▶ **Records shown**:

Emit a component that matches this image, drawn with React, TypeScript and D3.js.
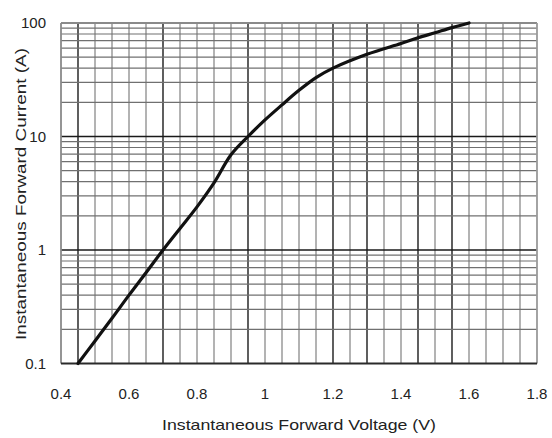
import React from "react";
import * as d3 from "d3";

const voltage = [0.45, 0.5, 0.55, 0.6, 0.65, 0.7, 0.75, 0.8, 0.85, 0.9, 0.95, 1.0, 1.05, 1.1, 1.15, 1.2, 1.3, 1.4, 1.45, 1.5, 1.55, 1.6];
const current = [0.1, 0.158, 0.25, 0.4, 0.63, 1.0, 1.55, 2.4, 3.9, 6.9, 10, 14, 19, 25.5, 33, 40, 53, 66, 74, 82, 91, 100];

const xTicks = [0.4, 0.6, 0.8, 1.0, 1.2, 1.4, 1.6, 1.8];
const xTickLabels = ["0.4", "0.6", "0.8", "1", "1.2", "1.4", "1.6", "1.8"];
const yTicks = [0.1, 1, 10, 100];
const yTickLabels = ["0.1", "1", "10", "100"];
const xGridVals = d3.range(0, 29).map((i) => +(0.4 + i * 0.05).toFixed(2));
const darkXGrid = [0.45, 0.7, 0.95, 1.2, 1.3, 1.45, 1.55];
const yMinor = [2, 3, 4, 5, 6, 7, 8, 9];
const yDecades = [0.1, 1, 10];

const xTitle = "Instantaneous Forward Voltage (V)";
const yTitle = "Instantaneous Forward Current (A)";

export default function App() {
  const W = 552, H = 438;
  const left = 61, right = 537, top = 23, bottom = 363.5;
  const x = d3.scaleLinear().domain([0.4, 1.8]).range([left, right]);
  const y = d3.scaleLog().domain([0.1, 100]).range([bottom, top]);

  const hLines: { v: number; dark: boolean }[] = [];
  yDecades.forEach((d) => {
    yMinor.forEach((m) => hLines.push({ v: d * m, dark: false }));
  });
  hLines.push({ v: 1, dark: true });
  hLines.push({ v: 10, dark: true });

  const line = d3
    .line<number>()
    .x((_, i) => x(voltage[i]))
    .y((d) => y(d))
    .curve(d3.curveCatmullRom.alpha(0.5));

  const font = "'Liberation Sans', Arial, sans-serif";

  return (
    <svg width={W} height={H} style={{ position: "absolute", left: 0, top: 0, background: "#fff" }}>
      <rect x={0} y={0} width={W} height={H} fill="#fff" />
      {xGridVals.filter((v) => v > 0.41 && v < 1.79).map((v, i) => {
        const dark = darkXGrid.some((d) => Math.abs(d - v) < 1e-6);
        return (
          <line key={"vx" + i} x1={x(v)} x2={x(v)} y1={top} y2={bottom}
            stroke={dark ? "#1a1a1a" : "#808080"} strokeWidth={dark ? 1.4 : 1.2} />
        );
      })}
      {hLines.map((h, i) => (
        <line key={"hy" + i} x1={left} x2={right} y1={y(h.v)} y2={y(h.v)}
          stroke={h.dark ? "#1a1a1a" : "#707070"} strokeWidth={h.dark ? 1.5 : 1.2} />
      ))}
      <line x1={left} x2={right} y1={top} y2={top} stroke="#8a8a8a" strokeWidth={1.8} />
      <line x1={left} x2={left} y1={top} y2={bottom} stroke="#8a8a8a" strokeWidth={1.8} />
      <line x1={right} x2={right} y1={top} y2={bottom} stroke="#9a9a9a" strokeWidth={1.8} />
      <line x1={left} x2={right} y1={bottom} y2={bottom} stroke="#2a2a2a" strokeWidth={1.8} />
      <path d={line(current) || ""} fill="none" stroke="#111" strokeWidth={3.2} strokeLinecap="round" />
      {yTicks.map((t, i) => (
        <text key={"yt" + i} x={46} y={y(t)} dy="0.35em" textAnchor="end" fontFamily={font} fontSize={15} fill="#222">
          {yTickLabels[i]}
        </text>
      ))}
      {xTicks.map((t, i) => (
        <text key={"xt" + i} x={x(t)} y={399} textAnchor="middle" fontFamily={font} fontSize={15} fill="#222">
          {xTickLabels[i]}
        </text>
      ))}
      <text x={299} y={430} textAnchor="middle" fontFamily={font} fontSize={15} fill="#222"
        textLength={274} lengthAdjust="spacingAndGlyphs">{xTitle}</text>
      <text transform={`translate(26,194) rotate(-90)`} textAnchor="middle" fontFamily={font} fontSize={15} fill="#222"
        textLength={292} lengthAdjust="spacingAndGlyphs">{yTitle}</text>
    </svg>
  );
}
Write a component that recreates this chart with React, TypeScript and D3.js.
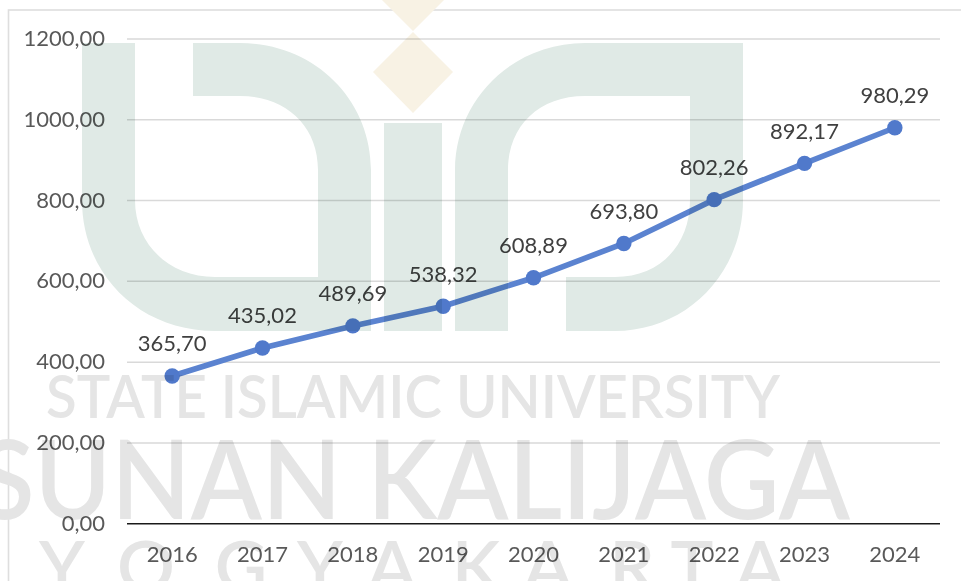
import React from "react";
import * as d3 from "d3";

const years = ["2016", "2017", "2018", "2019", "2020", "2021", "2022", "2023", "2024"];
const values = [365.7, 435.02, 489.69, 538.32, 608.89, 693.8, 802.26, 892.17, 980.29];
const valueLabels = ["365,70", "435,02", "489,69", "538,32", "608,89", "693,80", "802,26", "892,17", "980,29"];
const yTicks = [0, 200, 400, 600, 800, 1000, 1200];
const yogyaLetters = ["Y", "O", "G", "Y", "A", "K", "A", "R", "T", "A"];
const yogyaCentres = [62, 146, 241, 320, 392, 476, 548, 632, 692, 760];

const W = 961, H = 581;
const FONT = "Lato, 'Open Sans', sans-serif";

const x = d3.scaleBand<string>().domain(years).range([127, 940]);
const y = d3.scaleLinear().domain([0, 1200]).range([523.7, 39]);
const cx = (d: string) => (x(d) as number) + x.bandwidth() / 2;
const linePath = d3.line<number>().x((_, i) => cx(years[i])).y((v) => y(v))(values) as string;

const green = "#e0eae6";
const beige = "#f8f2e4";
const grey = "#e5e5e5";

export default function App() {
  return (
    <svg width={W} height={H} viewBox={`0 0 ${W} ${H}`} style={{ position: "fixed", left: 0, top: 0, background: "#fff" }}>
      <rect x={8.5} y={10} width={W + 20} height={H + 20} fill="none" stroke="#dedede" strokeWidth={1.6} />
      <g>
        <path fill={green} d="M82,43 L135,43 L135,200 C135,245 170,277 215,277 L318,277 L318,170 C318,125 285,96 240,96 L193,96 L193,43 L240,43 C315,43 371,100 371,170 L371,331 L215,331 C140,331 82,275 82,200 Z" />
        <rect x={384} y={123} width={58} height={208} fill={green} />
        <path fill={green} d="M455,331 L455,170 C455,100 512,43 585,43 L743,43 L743,200 C743,275 685,331 615,331 L566,331 L566,277 L615,277 C660,277 690,245 690,200 L690,96 L585,96 C540,96 508,125 508,170 L508,331 Z" />
        <path fill={beige} d="M413,32 L453,72 L413,113 L373,72 Z" />
        <path fill={beige} d="M413,31 L453,-9 L413,-49 L373,-9 Z" />
        <text x={46} y={418} textLength={734} lengthAdjust="spacingAndGlyphs" fontFamily="Lato, sans-serif" fontWeight={600} fontSize={60} fill={grey}>STATE ISLAMIC UNIVERSITY</text>
        <text x={-22} y={519} textLength={872} lengthAdjust="spacingAndGlyphs" fontFamily="Lato, sans-serif" fontWeight={600} fontSize={110} fill={grey}>SUNAN KALIJAGA</text>
        {yogyaLetters.map((l, i) => (
          <text key={i} x={yogyaCentres[i]} y={592} textAnchor="middle" fontFamily="Lato, sans-serif" fontWeight={600} fontSize={72} fill={grey}>{l}</text>
        ))}
      </g>
      <g style={{ mixBlendMode: "multiply" }}>
        {yTicks.filter((t) => t !== 0).map((t) => (
          <line key={t} x1={127} x2={940} y1={y(t)} y2={y(t)} stroke="#d9d9d9" strokeWidth={1.5} />
        ))}
        <line x1={127} x2={940} y1={y(0)} y2={y(0)} stroke="#1a1a1a" strokeWidth={1.6} />
        <path d={linePath} fill="none" stroke="#5b83d0" strokeWidth={5.6} strokeLinecap="round" />
        {values.map((v, i) => (
          <circle key={i} cx={cx(years[i])} cy={y(v)} r={7.7} fill="#5079cb" />
        ))}
        {yTicks.map((t) => (
          <text key={t} x={105} y={y(t) + 7} textAnchor="end" fontFamily={FONT} fontSize={22} fill="#595959">
            {d3.format(".2f")(t).replace(".", ",")}
          </text>
        ))}
        {years.map((d) => (
          <text key={d} x={cx(d)} y={562} textAnchor="middle" fontFamily={FONT} fontSize={22} fill="#595959">{d}</text>
        ))}
        {values.map((v, i) => (
          <text key={i} x={cx(years[i])} y={y(v) - 24.5} textAnchor="middle" fontFamily={FONT} fontSize={22} fill="#404040">{valueLabels[i]}</text>
        ))}
      </g>
    </svg>
  );
}
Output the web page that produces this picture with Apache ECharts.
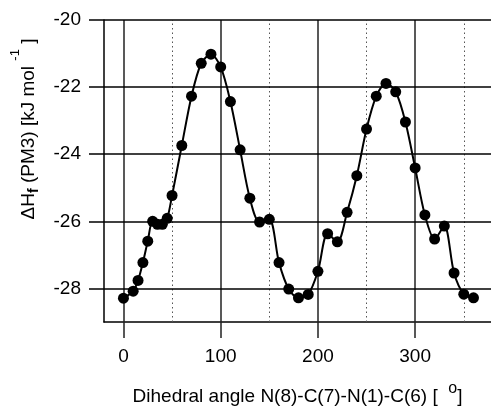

▶ **The exercise**: Copy out every line of the listing that includes the string "TypeScript".

▶ **Completed task**:
Emit a component that matches this image, drawn with React, TypeScript and D3.js.
Write a component that recreates this chart with React, TypeScript and D3.js.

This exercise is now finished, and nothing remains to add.